═══ DATASET EXTRACT ═══

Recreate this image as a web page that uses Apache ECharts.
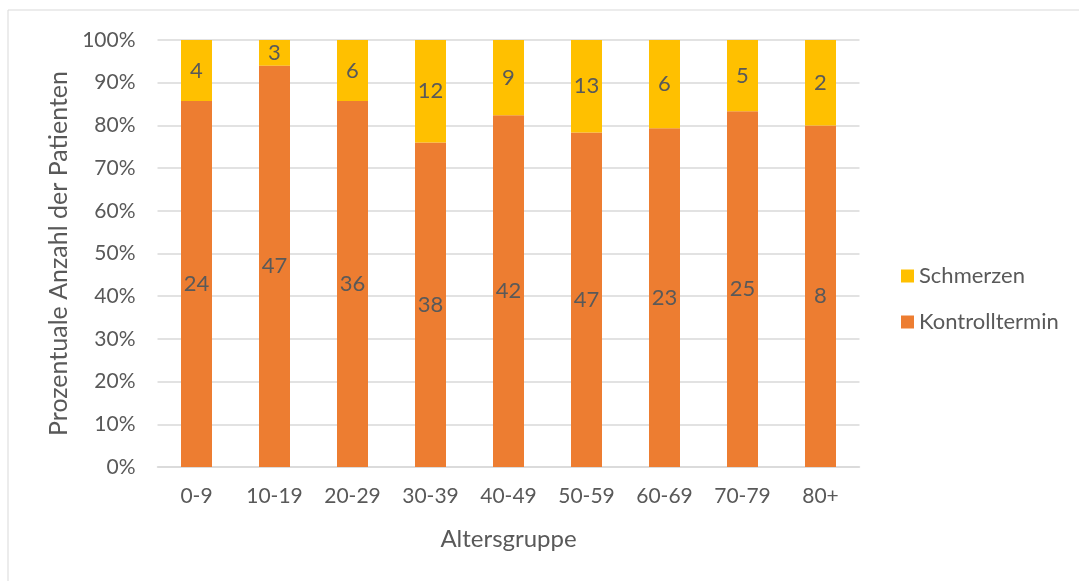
<!DOCTYPE html>
<html>
<head>
<meta charset="utf-8">
<script src="https://cdn.jsdelivr.net/npm/echarts@6/dist/echarts.min.js"></script>
<style>
  html, body { margin: 0; padding: 0; background: #fff; }
  #chart { width: 1079px; height: 581px; }
</style>
</head>
<body>
<div id="chart"></div>
<script>
// Age groups and patient counts per visit reason
const categories = ['0-9', '10-19', '20-29', '30-39', '40-49', '50-59', '60-69', '70-79', '80+'];
const kontrolltermin = [24, 47, 36, 38, 42, 47, 23, 25, 8];
const schmerzen = [4, 3, 6, 12, 9, 13, 6, 5, 2];
const yTicks = [0, 10, 20, 30, 40, 50, 60, 70, 80, 90, 100];

const totals = categories.map((_, i) => kontrolltermin[i] + schmerzen[i]);
// share of each group in percent, label keeps the raw count
const toShare = (arr) => arr.map((v, i) => ({ value: v / totals[i] * 100, count: v }));

const textColor = '#595959';
const font = 'Lato, "Open Sans", sans-serif';

const chart = echarts.init(document.getElementById('chart'), null, { renderer: 'canvas' });
const labelOpt = {
  show: true,
  position: 'inside',
  color: textColor,
  fontSize: 22,
  fontFamily: font,
  formatter: (p) => p.data.count
};

chart.setOption({
  animation: false,
  backgroundColor: '#fff',
  graphic: [{
    type: 'rect',
    shape: { x: 8, y: 10, width: 1200, height: 700 },
    style: { fill: 'none', stroke: '#d9d9d9', lineWidth: 1 },
    silent: true
  }],
  grid: { left: 157.5, right: 219.5, top: 40, bottom: 114, containLabel: false },
  legend: {
    orient: 'vertical',
    left: 896,
    top: 260,
    itemWidth: 13,
    itemHeight: 13,
    itemGap: 24,
    icon: 'rect',
    data: ['Schmerzen', 'Kontrolltermin'],
    textStyle: { color: textColor, fontSize: 22, fontFamily: font, padding: [0, 0, 0, 0] }
  },
  xAxis: {
    type: 'category',
    data: categories,
    name: 'Altersgruppe',
    nameLocation: 'middle',
    nameGap: 60,
    nameTextStyle: { color: textColor, fontSize: 24, fontFamily: font },
    axisLine: { show: true, lineStyle: { color: '#d9d9d9', width: 1.5 } },
    axisTick: { show: false },
    axisLabel: { color: textColor, fontSize: 21, fontFamily: font, margin: 19 }
  },
  yAxis: {
    type: 'value',
    min: 0,
    max: 100,
    interval: 10,
    name: 'Prozentuale Anzahl der Patienten',
    nameLocation: 'middle',
    nameGap: 86,
    nameTextStyle: { color: textColor, fontSize: 25, fontFamily: font },
    axisLine: { show: false },
    axisTick: { show: false },
    splitLine: { lineStyle: { color: '#d9d9d9', width: 1.5 } },
    axisLabel: {
      color: textColor, fontSize: 21, fontFamily: font, margin: 22,
      formatter: (v) => yTicks.includes(v) ? v + '%' : ''
    }
  },
  series: [
    {
      name: 'Kontrolltermin',
      type: 'bar',
      stack: 'total',
      barWidth: 31,
      itemStyle: { color: '#ED7D31' },
      label: labelOpt,
      data: toShare(kontrolltermin)
    },
    {
      name: 'Schmerzen',
      type: 'bar',
      stack: 'total',
      barWidth: 31,
      itemStyle: { color: '#FFC000' },
      label: labelOpt,
      data: toShare(schmerzen)
    }
  ]
});
</script>
</body>
</html>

═══

◆ **STATED GOAL**: Transcribe the preceding listing in its entirety and with exact wording, leaving out pictures.

◆ **EXERCISE RESULT**:
Recreate this image as a web page that uses Apache ECharts.
<!DOCTYPE html>
<html>
<head>
<meta charset="utf-8">
<script src="https://cdn.jsdelivr.net/npm/echarts@6/dist/echarts.min.js"></script>
<style>
  html, body { margin: 0; padding: 0; background: #fff; }
  #chart { width: 1079px; height: 581px; }
</style>
</head>
<body>
<div id="chart"></div>
<script>
// Age groups and patient counts per visit reason
const categories = ['0-9', '10-19', '20-29', '30-39', '40-49', '50-59', '60-69', '70-79', '80+'];
const kontrolltermin = [24, 47, 36, 38, 42, 47, 23, 25, 8];
const schmerzen = [4, 3, 6, 12, 9, 13, 6, 5, 2];
const yTicks = [0, 10, 20, 30, 40, 50, 60, 70, 80, 90, 100];

const totals = categories.map((_, i) => kontrolltermin[i] + schmerzen[i]);
// share of each group in percent, label keeps the raw count
const toShare = (arr) => arr.map((v, i) => ({ value: v / totals[i] * 100, count: v }));

const textColor = '#595959';
const font = 'Lato, "Open Sans", sans-serif';

const chart = echarts.init(document.getElementById('chart'), null, { renderer: 'canvas' });
const labelOpt = {
  show: true,
  position: 'inside',
  color: textColor,
  fontSize: 22,
  fontFamily: font,
  formatter: (p) => p.data.count
};

chart.setOption({
  animation: false,
  backgroundColor: '#fff',
  graphic: [{
    type: 'rect',
    shape: { x: 8, y: 10, width: 1200, height: 700 },
    style: { fill: 'none', stroke: '#d9d9d9', lineWidth: 1 },
    silent: true
  }],
  grid: { left: 157.5, right: 219.5, top: 40, bottom: 114, containLabel: false },
  legend: {
    orient: 'vertical',
    left: 896,
    top: 260,
    itemWidth: 13,
    itemHeight: 13,
    itemGap: 24,
    icon: 'rect',
    data: ['Schmerzen', 'Kontrolltermin'],
    textStyle: { color: textColor, fontSize: 22, fontFamily: font, padding: [0, 0, 0, 0] }
  },
  xAxis: {
    type: 'category',
    data: categories,
    name: 'Altersgruppe',
    nameLocation: 'middle',
    nameGap: 60,
    nameTextStyle: { color: textColor, fontSize: 24, fontFamily: font },
    axisLine: { show: true, lineStyle: { color: '#d9d9d9', width: 1.5 } },
    axisTick: { show: false },
    axisLabel: { color: textColor, fontSize: 21, fontFamily: font, margin: 19 }
  },
  yAxis: {
    type: 'value',
    min: 0,
    max: 100,
    interval: 10,
    name: 'Prozentuale Anzahl der Patienten',
    nameLocation: 'middle',
    nameGap: 86,
    nameTextStyle: { color: textColor, fontSize: 25, fontFamily: font },
    axisLine: { show: false },
    axisTick: { show: false },
    splitLine: { lineStyle: { color: '#d9d9d9', width: 1.5 } },
    axisLabel: {
      color: textColor, fontSize: 21, fontFamily: font, margin: 22,
      formatter: (v) => yTicks.includes(v) ? v + '%' : ''
    }
  },
  series: [
    {
      name: 'Kontrolltermin',
      type: 'bar',
      stack: 'total',
      barWidth: 31,
      itemStyle: { color: '#ED7D31' },
      label: labelOpt,
      data: toShare(kontrolltermin)
    },
    {
      name: 'Schmerzen',
      type: 'bar',
      stack: 'total',
      barWidth: 31,
      itemStyle: { color: '#FFC000' },
      label: labelOpt,
      data: toShare(schmerzen)
    }
  ]
});
</script>
</body>
</html>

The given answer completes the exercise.